-- begin --
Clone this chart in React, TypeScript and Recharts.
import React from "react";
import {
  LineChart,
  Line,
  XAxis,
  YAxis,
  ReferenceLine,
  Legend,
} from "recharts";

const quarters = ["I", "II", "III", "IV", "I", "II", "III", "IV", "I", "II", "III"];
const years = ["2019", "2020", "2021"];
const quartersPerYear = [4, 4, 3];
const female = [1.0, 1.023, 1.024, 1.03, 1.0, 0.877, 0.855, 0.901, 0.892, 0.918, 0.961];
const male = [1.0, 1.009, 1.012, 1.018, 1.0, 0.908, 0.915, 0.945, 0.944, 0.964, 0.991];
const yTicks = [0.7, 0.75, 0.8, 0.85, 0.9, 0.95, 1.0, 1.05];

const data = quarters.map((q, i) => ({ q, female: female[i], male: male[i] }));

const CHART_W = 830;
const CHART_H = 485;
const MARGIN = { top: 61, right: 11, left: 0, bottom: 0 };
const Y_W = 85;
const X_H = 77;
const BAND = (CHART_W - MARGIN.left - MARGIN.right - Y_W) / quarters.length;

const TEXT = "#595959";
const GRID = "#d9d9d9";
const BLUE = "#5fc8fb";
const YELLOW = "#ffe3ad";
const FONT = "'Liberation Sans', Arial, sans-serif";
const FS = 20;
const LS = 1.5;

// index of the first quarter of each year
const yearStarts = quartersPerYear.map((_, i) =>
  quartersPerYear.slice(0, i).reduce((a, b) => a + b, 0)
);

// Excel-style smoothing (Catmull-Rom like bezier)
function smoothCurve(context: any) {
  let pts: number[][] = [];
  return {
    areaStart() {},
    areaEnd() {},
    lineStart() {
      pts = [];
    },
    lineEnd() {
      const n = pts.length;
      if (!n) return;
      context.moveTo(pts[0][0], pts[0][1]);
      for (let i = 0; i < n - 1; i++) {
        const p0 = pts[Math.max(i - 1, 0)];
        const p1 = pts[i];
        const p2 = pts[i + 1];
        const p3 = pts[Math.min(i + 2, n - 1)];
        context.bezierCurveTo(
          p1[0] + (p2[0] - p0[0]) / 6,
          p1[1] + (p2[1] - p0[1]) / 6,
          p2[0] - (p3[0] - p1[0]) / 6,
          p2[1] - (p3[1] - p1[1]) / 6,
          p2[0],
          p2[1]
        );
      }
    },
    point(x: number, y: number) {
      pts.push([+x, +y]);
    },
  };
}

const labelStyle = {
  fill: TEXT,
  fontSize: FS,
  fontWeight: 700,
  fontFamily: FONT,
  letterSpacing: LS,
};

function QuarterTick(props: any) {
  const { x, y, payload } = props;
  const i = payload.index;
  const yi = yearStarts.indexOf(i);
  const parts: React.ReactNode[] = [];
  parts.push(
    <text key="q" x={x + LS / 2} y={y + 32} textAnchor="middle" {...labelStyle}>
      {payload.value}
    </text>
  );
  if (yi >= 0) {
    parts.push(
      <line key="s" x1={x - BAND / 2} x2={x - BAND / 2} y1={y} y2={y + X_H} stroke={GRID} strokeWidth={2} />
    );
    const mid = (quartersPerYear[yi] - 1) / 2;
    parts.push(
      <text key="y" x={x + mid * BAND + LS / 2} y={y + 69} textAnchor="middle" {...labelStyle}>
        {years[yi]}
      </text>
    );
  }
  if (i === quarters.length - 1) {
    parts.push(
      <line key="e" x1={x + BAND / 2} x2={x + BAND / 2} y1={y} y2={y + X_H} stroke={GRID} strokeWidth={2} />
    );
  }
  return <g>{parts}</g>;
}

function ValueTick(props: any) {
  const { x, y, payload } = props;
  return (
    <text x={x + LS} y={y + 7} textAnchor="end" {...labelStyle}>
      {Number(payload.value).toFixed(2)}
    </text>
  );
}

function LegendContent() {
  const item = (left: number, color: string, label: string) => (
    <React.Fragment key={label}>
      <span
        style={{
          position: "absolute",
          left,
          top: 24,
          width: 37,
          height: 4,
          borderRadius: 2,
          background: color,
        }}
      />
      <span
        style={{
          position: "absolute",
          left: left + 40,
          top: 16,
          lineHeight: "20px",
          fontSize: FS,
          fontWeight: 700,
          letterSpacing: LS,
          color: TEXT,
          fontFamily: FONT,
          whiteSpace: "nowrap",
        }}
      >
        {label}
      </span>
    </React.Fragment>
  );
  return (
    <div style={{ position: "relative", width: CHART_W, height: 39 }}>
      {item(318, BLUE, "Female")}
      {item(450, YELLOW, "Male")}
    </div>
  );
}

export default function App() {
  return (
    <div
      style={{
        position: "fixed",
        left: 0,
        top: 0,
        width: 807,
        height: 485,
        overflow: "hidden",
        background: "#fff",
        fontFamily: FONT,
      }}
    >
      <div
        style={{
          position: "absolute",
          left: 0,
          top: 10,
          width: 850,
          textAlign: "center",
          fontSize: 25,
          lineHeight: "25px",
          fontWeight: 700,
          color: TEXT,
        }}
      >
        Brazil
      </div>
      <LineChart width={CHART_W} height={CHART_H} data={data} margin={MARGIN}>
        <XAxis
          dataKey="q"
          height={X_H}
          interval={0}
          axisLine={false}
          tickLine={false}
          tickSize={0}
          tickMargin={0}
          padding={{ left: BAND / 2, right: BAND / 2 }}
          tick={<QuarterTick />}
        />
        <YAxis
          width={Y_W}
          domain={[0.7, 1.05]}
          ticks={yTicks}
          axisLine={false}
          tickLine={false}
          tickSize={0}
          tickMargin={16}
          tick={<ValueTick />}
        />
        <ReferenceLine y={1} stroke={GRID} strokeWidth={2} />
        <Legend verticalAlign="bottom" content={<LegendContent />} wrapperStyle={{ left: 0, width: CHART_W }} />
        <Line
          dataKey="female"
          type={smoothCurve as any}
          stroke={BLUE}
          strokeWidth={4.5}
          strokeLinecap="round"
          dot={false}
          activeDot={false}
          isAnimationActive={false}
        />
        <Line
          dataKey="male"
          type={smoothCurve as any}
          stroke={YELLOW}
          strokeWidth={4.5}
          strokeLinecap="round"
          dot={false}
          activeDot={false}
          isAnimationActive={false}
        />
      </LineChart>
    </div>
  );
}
-- end --
Print the material above verbatim, first line through the line containing "const BAND = (CHART_W", both included.

◆ EXERCISE OUTPUT:
Clone this chart in React, TypeScript and Recharts.
import React from "react";
import {
  LineChart,
  Line,
  XAxis,
  YAxis,
  ReferenceLine,
  Legend,
} from "recharts";

const quarters = ["I", "II", "III", "IV", "I", "II", "III", "IV", "I", "II", "III"];
const years = ["2019", "2020", "2021"];
const quartersPerYear = [4, 4, 3];
const female = [1.0, 1.023, 1.024, 1.03, 1.0, 0.877, 0.855, 0.901, 0.892, 0.918, 0.961];
const male = [1.0, 1.009, 1.012, 1.018, 1.0, 0.908, 0.915, 0.945, 0.944, 0.964, 0.991];
const yTicks = [0.7, 0.75, 0.8, 0.85, 0.9, 0.95, 1.0, 1.05];

const data = quarters.map((q, i) => ({ q, female: female[i], male: male[i] }));

const CHART_W = 830;
const CHART_H = 485;
const MARGIN = { top: 61, right: 11, left: 0, bottom: 0 };
const Y_W = 85;
const X_H = 77;
const BAND = (CHART_W - MARGIN.left - MARGIN.right - Y_W) / quarters.length;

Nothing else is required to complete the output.